#### [Problem to solve]
Repeat the material below exactly, with no pictures.

#### [Data shown]
* * *

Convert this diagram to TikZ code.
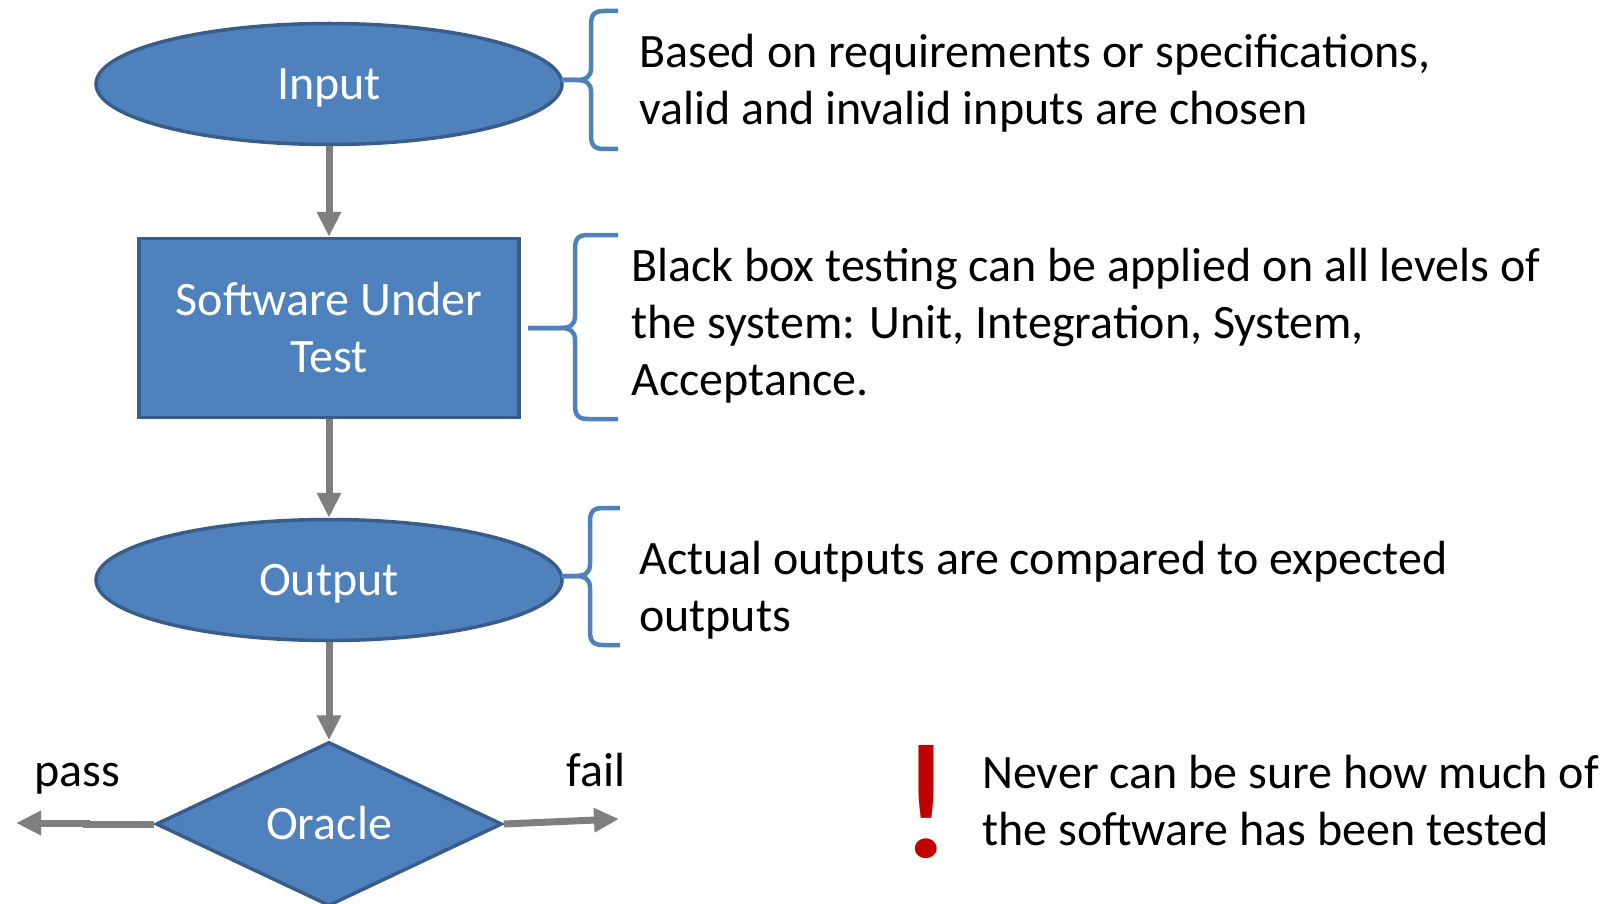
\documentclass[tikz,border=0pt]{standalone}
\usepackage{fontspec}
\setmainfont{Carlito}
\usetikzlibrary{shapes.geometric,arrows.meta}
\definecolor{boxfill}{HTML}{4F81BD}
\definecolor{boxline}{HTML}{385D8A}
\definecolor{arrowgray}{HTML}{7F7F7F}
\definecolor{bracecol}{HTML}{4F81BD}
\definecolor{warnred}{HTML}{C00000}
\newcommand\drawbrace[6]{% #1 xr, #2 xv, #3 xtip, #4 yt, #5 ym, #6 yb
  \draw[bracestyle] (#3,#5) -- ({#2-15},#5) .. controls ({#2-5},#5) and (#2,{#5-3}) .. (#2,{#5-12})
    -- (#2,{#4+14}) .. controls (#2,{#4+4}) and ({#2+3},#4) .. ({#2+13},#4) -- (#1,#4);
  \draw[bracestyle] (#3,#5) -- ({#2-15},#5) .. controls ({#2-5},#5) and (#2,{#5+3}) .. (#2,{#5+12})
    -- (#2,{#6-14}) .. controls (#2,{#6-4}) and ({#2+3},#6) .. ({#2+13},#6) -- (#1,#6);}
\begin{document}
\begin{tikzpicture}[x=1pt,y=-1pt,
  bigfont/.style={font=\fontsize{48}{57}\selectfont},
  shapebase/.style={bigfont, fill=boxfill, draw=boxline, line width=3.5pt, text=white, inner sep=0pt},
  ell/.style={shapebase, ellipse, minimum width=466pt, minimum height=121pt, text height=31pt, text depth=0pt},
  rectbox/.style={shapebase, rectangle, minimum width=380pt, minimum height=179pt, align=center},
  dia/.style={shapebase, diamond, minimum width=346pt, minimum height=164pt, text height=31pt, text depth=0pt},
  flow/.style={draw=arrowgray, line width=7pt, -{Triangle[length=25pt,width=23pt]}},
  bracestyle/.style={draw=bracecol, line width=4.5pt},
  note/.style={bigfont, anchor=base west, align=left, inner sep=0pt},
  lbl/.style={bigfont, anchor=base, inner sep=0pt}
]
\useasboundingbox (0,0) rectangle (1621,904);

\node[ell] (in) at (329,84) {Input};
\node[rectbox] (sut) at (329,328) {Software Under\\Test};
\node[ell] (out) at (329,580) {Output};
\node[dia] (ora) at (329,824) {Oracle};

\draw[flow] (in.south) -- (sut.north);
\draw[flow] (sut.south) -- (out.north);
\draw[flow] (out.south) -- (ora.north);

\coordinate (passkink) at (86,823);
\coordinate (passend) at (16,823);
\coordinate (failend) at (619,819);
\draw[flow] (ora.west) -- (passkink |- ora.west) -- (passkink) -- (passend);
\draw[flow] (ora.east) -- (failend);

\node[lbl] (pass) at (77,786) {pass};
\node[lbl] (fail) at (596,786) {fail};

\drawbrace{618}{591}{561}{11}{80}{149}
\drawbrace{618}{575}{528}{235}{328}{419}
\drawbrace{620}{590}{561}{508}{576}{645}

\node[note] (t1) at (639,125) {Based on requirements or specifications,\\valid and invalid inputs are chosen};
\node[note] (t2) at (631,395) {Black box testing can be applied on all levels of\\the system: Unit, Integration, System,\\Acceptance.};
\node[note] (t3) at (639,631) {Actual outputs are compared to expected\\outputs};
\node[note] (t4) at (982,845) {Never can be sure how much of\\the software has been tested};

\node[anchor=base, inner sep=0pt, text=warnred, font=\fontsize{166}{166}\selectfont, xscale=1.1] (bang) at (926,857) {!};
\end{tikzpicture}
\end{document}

* * *

#### [Written answer]
Convert this diagram to TikZ code.
\documentclass[tikz,border=0pt]{standalone}
\usepackage{fontspec}
\setmainfont{Carlito}
\usetikzlibrary{shapes.geometric,arrows.meta}
\definecolor{boxfill}{HTML}{4F81BD}
\definecolor{boxline}{HTML}{385D8A}
\definecolor{arrowgray}{HTML}{7F7F7F}
\definecolor{bracecol}{HTML}{4F81BD}
\definecolor{warnred}{HTML}{C00000}
\newcommand\drawbrace[6]{% #1 xr, #2 xv, #3 xtip, #4 yt, #5 ym, #6 yb
  \draw[bracestyle] (#3,#5) -- ({#2-15},#5) .. controls ({#2-5},#5) and (#2,{#5-3}) .. (#2,{#5-12})
    -- (#2,{#4+14}) .. controls (#2,{#4+4}) and ({#2+3},#4) .. ({#2+13},#4) -- (#1,#4);
  \draw[bracestyle] (#3,#5) -- ({#2-15},#5) .. controls ({#2-5},#5) and (#2,{#5+3}) .. (#2,{#5+12})
    -- (#2,{#6-14}) .. controls (#2,{#6-4}) and ({#2+3},#6) .. ({#2+13},#6) -- (#1,#6);}
\begin{document}
\begin{tikzpicture}[x=1pt,y=-1pt,
  bigfont/.style={font=\fontsize{48}{57}\selectfont},
  shapebase/.style={bigfont, fill=boxfill, draw=boxline, line width=3.5pt, text=white, inner sep=0pt},
  ell/.style={shapebase, ellipse, minimum width=466pt, minimum height=121pt, text height=31pt, text depth=0pt},
  rectbox/.style={shapebase, rectangle, minimum width=380pt, minimum height=179pt, align=center},
  dia/.style={shapebase, diamond, minimum width=346pt, minimum height=164pt, text height=31pt, text depth=0pt},
  flow/.style={draw=arrowgray, line width=7pt, -{Triangle[length=25pt,width=23pt]}},
  bracestyle/.style={draw=bracecol, line width=4.5pt},
  note/.style={bigfont, anchor=base west, align=left, inner sep=0pt},
  lbl/.style={bigfont, anchor=base, inner sep=0pt}
]
\useasboundingbox (0,0) rectangle (1621,904);

\node[ell] (in) at (329,84) {Input};
\node[rectbox] (sut) at (329,328) {Software Under\\Test};
\node[ell] (out) at (329,580) {Output};
\node[dia] (ora) at (329,824) {Oracle};

\draw[flow] (in.south) -- (sut.north);
\draw[flow] (sut.south) -- (out.north);
\draw[flow] (out.south) -- (ora.north);

\coordinate (passkink) at (86,823);
\coordinate (passend) at (16,823);
\coordinate (failend) at (619,819);
\draw[flow] (ora.west) -- (passkink |- ora.west) -- (passkink) -- (passend);
\draw[flow] (ora.east) -- (failend);

\node[lbl] (pass) at (77,786) {pass};
\node[lbl] (fail) at (596,786) {fail};

\drawbrace{618}{591}{561}{11}{80}{149}
\drawbrace{618}{575}{528}{235}{328}{419}
\drawbrace{620}{590}{561}{508}{576}{645}

\node[note] (t1) at (639,125) {Based on requirements or specifications,\\valid and invalid inputs are chosen};
\node[note] (t2) at (631,395) {Black box testing can be applied on all levels of\\the system: Unit, Integration, System,\\Acceptance.};
\node[note] (t3) at (639,631) {Actual outputs are compared to expected\\outputs};
\node[note] (t4) at (982,845) {Never can be sure how much of\\the software has been tested};

\node[anchor=base, inner sep=0pt, text=warnred, font=\fontsize{166}{166}\selectfont, xscale=1.1] (bang) at (926,857) {!};
\end{tikzpicture}
\end{document}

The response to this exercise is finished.